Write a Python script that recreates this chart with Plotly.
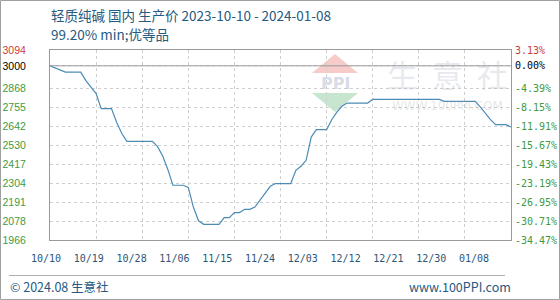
import plotly.graph_objects as go
import pandas as pd

start_date = "2023-10-10"
end_date = "2024-01-08"
prices = [3000, 2988, 2975, 2963, 2963, 2963, 2963, 2912, 2875, 2835,
          2746, 2746, 2746, 2665, 2600, 2552, 2552, 2552, 2552, 2552,
          2552, 2520, 2465, 2385, 2291, 2291, 2291, 2278, 2160, 2080,
          2059, 2059, 2059, 2059, 2099, 2099, 2129, 2129, 2148, 2148,
          2162, 2202, 2241, 2285, 2301, 2301, 2301, 2301, 2380, 2404,
          2439, 2577, 2621, 2621, 2621, 2680, 2725, 2760, 2779, 2779,
          2779, 2779, 2779, 2801, 2801, 2801, 2801, 2801, 2801, 2801,
          2801, 2801, 2801, 2801, 2801, 2801, 2801, 2789, 2789, 2789,
          2789, 2789, 2789, 2789, 2756, 2716, 2681, 2651, 2651, 2651,
          2637]
dates = pd.date_range(start_date, end_date, freq="D")

base = 3000
y_min, y_max = 1966, 3094
y_ticks = [3094, 3000, 2868, 2755, 2642, 2530, 2417, 2304, 2191, 2078, 1966]
pct_ticks = [3.13, 0.00, -4.39, -8.15, -11.91, -15.67, -19.43, -23.19, -26.95, -30.71, -34.47]
x_labels = ["10/10", "10/19", "10/28", "11/06", "11/15", "11/24",
            "12/03", "12/12", "12/21", "12/30", "01/08"]
grid_dates = pd.date_range(start_date, end_date, freq="9D")

RED, BLACK, GREEN = "#d03a3a", "#000000", "#3f9a3f"
def col(i):
    return RED if i == 0 else (BLACK if i == 1 else GREEN)

left_text = [f'<span style="color:{col(i)}">{v}</span>' for i, v in enumerate(y_ticks)]
right_text = [f'<span style="color:{col(i)}">{v:.2f}%</span>' for i, v in enumerate(pct_ticks)]

W, H = 560, 300
L, R, T, B = 50, 49, 50, 60
pw, ph = W - L - R, H - T - B
label_step_px = 42.8

fig = go.Figure()
fig.add_trace(go.Scatter(x=dates, y=prices, mode="lines",
                         line=dict(color="#4a8cb6", width=1.2),
                         hoverinfo="skip", showlegend=False))
fig.add_trace(go.Scatter(x=[0], y=[0], xaxis="x2", yaxis="y2", mode="markers",
                         marker=dict(opacity=0), hoverinfo="skip", showlegend=False))

fig.update_layout(
    width=W, height=H,
    margin=dict(l=L, r=R, t=T, b=B, pad=0, autoexpand=False),
    paper_bgcolor="white", plot_bgcolor="white",
    font=dict(family="DejaVu Sans", size=10),
    xaxis=dict(type="date", range=[dates[0], dates[-1]], automargin=False,
               tickvals=list(grid_dates), showticklabels=False,
               showgrid=True, gridcolor="#cfcfcf", griddash="dot", gridwidth=1,
               showline=True, linecolor="#9a9a9a", linewidth=1, mirror=True,
               zeroline=False, ticks=""),
    xaxis2=dict(overlaying="x", anchor="y", side="bottom", automargin=False,
                range=[0, pw / label_step_px], tickvals=list(range(len(x_labels))),
                ticktext=x_labels, showgrid=False, zeroline=False, showline=False,
                ticks="", ticklabelstandoff=11, ticklabelshift=-4,
                tickfont=dict(family="DejaVu Sans Mono", size=10, color="#2c5578")),
    yaxis=dict(range=[y_min, y_max], tickvals=y_ticks, ticktext=left_text, automargin=False,
               showgrid=True, gridcolor="#cfcfcf", griddash="dot", gridwidth=1,
               showline=True, linecolor="#9a9a9a", linewidth=1, mirror=True,
               zeroline=False, ticks="", ticklabelstandoff=21,
               tickfont=dict(family="Liberation Sans", size=10.5)),
    yaxis2=dict(overlaying="y", side="right", anchor="x", automargin=False,
                range=[(y_min / base - 1) * 100, (y_max / base - 1) * 100],
                tickvals=pct_ticks, ticktext=right_text,
                showgrid=False, zeroline=False, showline=False, ticks="",
                ticklabelstandoff=3,
                tickfont=dict(family="DejaVu Sans Mono", size=10)),
)

fig.add_shape(type="line", xref="paper", yref="y", x0=0, x1=1, y0=base, y1=base,
              line=dict(color="#9a9a9a", width=1), layer="above")

def px_x(p):
    return (p - L) / pw
def px_y(p):
    return (H - B - p) / ph

fig.add_shape(type="rect", xref="paper", yref="paper",
              x0=px_x(0.5), x1=px_x(W - 0.5), y0=px_y(H - 0.5), y1=px_y(0.5),
              line=dict(color="#a0a0a0", width=1))
fig.add_shape(type="line", xref="paper", yref="paper",
              x0=px_x(9), x1=px_x(505), y0=px_y(275.5), y1=px_y(275.5),
              line=dict(color="#b0b0b0", width=1))

# watermark logo
fig.add_shape(type="path", xref="paper", yref="paper",
              path=f"M {px_x(312)},{px_y(73)} L {px_x(335)},{px_y(54)} L {px_x(358)},{px_y(73)} Z",
              fillcolor="rgba(238,140,130,0.45)", line=dict(width=0), layer="below")
fig.add_shape(type="path", xref="paper", yref="paper",
              path=f"M {px_x(312)},{px_y(93)} L {px_x(358)},{px_y(93)} L {px_x(335)},{px_y(112)} Z",
              fillcolor="rgba(130,200,150,0.45)", line=dict(width=0), layer="below")

title_col = "#255a82"
anns = [
    dict(text="轻质纯碱 国内 生产价 2023-10-10 - 2024-01-08", x=px_x(49), y=px_y(15),
         xanchor="left", yanchor="middle", font=dict(family="Noto Sans CJK SC", size=13.5, color=title_col)),
    dict(text="99.20% min;优等品", x=px_x(49), y=px_y(34),
         xanchor="left", yanchor="middle", font=dict(family="Noto Sans CJK SC", size=13.5, color=title_col)),
    dict(text="© 2024.08 生意社", x=px_x(8), y=px_y(286),
         xanchor="left", yanchor="middle", font=dict(family="Noto Sans CJK SC", size=12.5, color=title_col)),
    dict(text="www.100PPI.com", x=px_x(513), y=px_y(286),
         xanchor="right", yanchor="middle", font=dict(family="Noto Sans CJK SC", size=12.5, color=title_col)),
    dict(text="<b>PPI</b>", x=px_x(335), y=px_y(83),
         xanchor="center", yanchor="middle", font=dict(family="DejaVu Sans", size=16, color="rgba(150,165,195,0.4)")),
    dict(text="生  意  社", x=px_x(447), y=px_y(73),
         xanchor="center", yanchor="middle", font=dict(family="Noto Sans CJK SC", size=31, color="rgba(170,180,200,0.3)")),
    dict(text="WWW.100PPI.COM", x=px_x(447), y=px_y(106),
         xanchor="center", yanchor="middle", font=dict(family="DejaVu Sans", size=12, color="rgba(170,170,170,0.3)")),
]
for a in anns:
    a.update(xref="paper", yref="paper", showarrow=False)
    fig.add_annotation(**a)

fig.write_html("out.html")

TASK DETAILS: Pictures in the data above should not be copied; transcribe everything else exactly.

WRITTEN RESPONSE:
Write a Python script that recreates this chart with Plotly.
import plotly.graph_objects as go
import pandas as pd

start_date = "2023-10-10"
end_date = "2024-01-08"
prices = [3000, 2988, 2975, 2963, 2963, 2963, 2963, 2912, 2875, 2835,
          2746, 2746, 2746, 2665, 2600, 2552, 2552, 2552, 2552, 2552,
          2552, 2520, 2465, 2385, 2291, 2291, 2291, 2278, 2160, 2080,
          2059, 2059, 2059, 2059, 2099, 2099, 2129, 2129, 2148, 2148,
          2162, 2202, 2241, 2285, 2301, 2301, 2301, 2301, 2380, 2404,
          2439, 2577, 2621, 2621, 2621, 2680, 2725, 2760, 2779, 2779,
          2779, 2779, 2779, 2801, 2801, 2801, 2801, 2801, 2801, 2801,
          2801, 2801, 2801, 2801, 2801, 2801, 2801, 2789, 2789, 2789,
          2789, 2789, 2789, 2789, 2756, 2716, 2681, 2651, 2651, 2651,
          2637]
dates = pd.date_range(start_date, end_date, freq="D")

base = 3000
y_min, y_max = 1966, 3094
y_ticks = [3094, 3000, 2868, 2755, 2642, 2530, 2417, 2304, 2191, 2078, 1966]
pct_ticks = [3.13, 0.00, -4.39, -8.15, -11.91, -15.67, -19.43, -23.19, -26.95, -30.71, -34.47]
x_labels = ["10/10", "10/19", "10/28", "11/06", "11/15", "11/24",
            "12/03", "12/12", "12/21", "12/30", "01/08"]
grid_dates = pd.date_range(start_date, end_date, freq="9D")

RED, BLACK, GREEN = "#d03a3a", "#000000", "#3f9a3f"
def col(i):
    return RED if i == 0 else (BLACK if i == 1 else GREEN)

left_text = [f'<span style="color:{col(i)}">{v}</span>' for i, v in enumerate(y_ticks)]
right_text = [f'<span style="color:{col(i)}">{v:.2f}%</span>' for i, v in enumerate(pct_ticks)]

W, H = 560, 300
L, R, T, B = 50, 49, 50, 60
pw, ph = W - L - R, H - T - B
label_step_px = 42.8

fig = go.Figure()
fig.add_trace(go.Scatter(x=dates, y=prices, mode="lines",
                         line=dict(color="#4a8cb6", width=1.2),
                         hoverinfo="skip", showlegend=False))
fig.add_trace(go.Scatter(x=[0], y=[0], xaxis="x2", yaxis="y2", mode="markers",
                         marker=dict(opacity=0), hoverinfo="skip", showlegend=False))

fig.update_layout(
    width=W, height=H,
    margin=dict(l=L, r=R, t=T, b=B, pad=0, autoexpand=False),
    paper_bgcolor="white", plot_bgcolor="white",
    font=dict(family="DejaVu Sans", size=10),
    xaxis=dict(type="date", range=[dates[0], dates[-1]], automargin=False,
               tickvals=list(grid_dates), showticklabels=False,
               showgrid=True, gridcolor="#cfcfcf", griddash="dot", gridwidth=1,
               showline=True, linecolor="#9a9a9a", linewidth=1, mirror=True,
               zeroline=False, ticks=""),
    xaxis2=dict(overlaying="x", anchor="y", side="bottom", automargin=False,
                range=[0, pw / label_step_px], tickvals=list(range(len(x_labels))),
                ticktext=x_labels, showgrid=False, zeroline=False, showline=False,
                ticks="", ticklabelstandoff=11, ticklabelshift=-4,
                tickfont=dict(family="DejaVu Sans Mono", size=10, color="#2c5578")),
    yaxis=dict(range=[y_min, y_max], tickvals=y_ticks, ticktext=left_text, automargin=False,
               showgrid=True, gridcolor="#cfcfcf", griddash="dot", gridwidth=1,
               showline=True, linecolor="#9a9a9a", linewidth=1, mirror=True,
               zeroline=False, ticks="", ticklabelstandoff=21,
               tickfont=dict(family="Liberation Sans", size=10.5)),
    yaxis2=dict(overlaying="y", side="right", anchor="x", automargin=False,
                range=[(y_min / base - 1) * 100, (y_max / base - 1) * 100],
                tickvals=pct_ticks, ticktext=right_text,
                showgrid=False, zeroline=False, showline=False, ticks="",
                ticklabelstandoff=3,
                tickfont=dict(family="DejaVu Sans Mono", size=10)),
)

fig.add_shape(type="line", xref="paper", yref="y", x0=0, x1=1, y0=base, y1=base,
              line=dict(color="#9a9a9a", width=1), layer="above")

def px_x(p):
    return (p - L) / pw
def px_y(p):
    return (H - B - p) / ph

fig.add_shape(type="rect", xref="paper", yref="paper",
              x0=px_x(0.5), x1=px_x(W - 0.5), y0=px_y(H - 0.5), y1=px_y(0.5),
              line=dict(color="#a0a0a0", width=1))
fig.add_shape(type="line", xref="paper", yref="paper",
              x0=px_x(9), x1=px_x(505), y0=px_y(275.5), y1=px_y(275.5),
              line=dict(color="#b0b0b0", width=1))

# watermark logo
fig.add_shape(type="path", xref="paper", yref="paper",
              path=f"M {px_x(312)},{px_y(73)} L {px_x(335)},{px_y(54)} L {px_x(358)},{px_y(73)} Z",
              fillcolor="rgba(238,140,130,0.45)", line=dict(width=0), layer="below")
fig.add_shape(type="path", xref="paper", yref="paper",
              path=f"M {px_x(312)},{px_y(93)} L {px_x(358)},{px_y(93)} L {px_x(335)},{px_y(112)} Z",
              fillcolor="rgba(130,200,150,0.45)", line=dict(width=0), layer="below")

title_col = "#255a82"
anns = [
    dict(text="轻质纯碱 国内 生产价 2023-10-10 - 2024-01-08", x=px_x(49), y=px_y(15),
         xanchor="left", yanchor="middle", font=dict(family="Noto Sans CJK SC", size=13.5, color=title_col)),
    dict(text="99.20% min;优等品", x=px_x(49), y=px_y(34),
         xanchor="left", yanchor="middle", font=dict(family="Noto Sans CJK SC", size=13.5, color=title_col)),
    dict(text="© 2024.08 生意社", x=px_x(8), y=px_y(286),
         xanchor="left", yanchor="middle", font=dict(family="Noto Sans CJK SC", size=12.5, color=title_col)),
    dict(text="www.100PPI.com", x=px_x(513), y=px_y(286),
         xanchor="right", yanchor="middle", font=dict(family="Noto Sans CJK SC", size=12.5, color=title_col)),
    dict(text="<b>PPI</b>", x=px_x(335), y=px_y(83),
         xanchor="center", yanchor="middle", font=dict(family="DejaVu Sans", size=16, color="rgba(150,165,195,0.4)")),
    dict(text="生  意  社", x=px_x(447), y=px_y(73),
         xanchor="center", yanchor="middle", font=dict(family="Noto Sans CJK SC", size=31, color="rgba(170,180,200,0.3)")),
    dict(text="WWW.100PPI.COM", x=px_x(447), y=px_y(106),
         xanchor="center", yanchor="middle", font=dict(family="DejaVu Sans", size=12, color="rgba(170,170,170,0.3)")),
]
for a in anns:
    a.update(xref="paper", yref="paper", showarrow=False)
    fig.add_annotation(**a)

fig.write_html("out.html")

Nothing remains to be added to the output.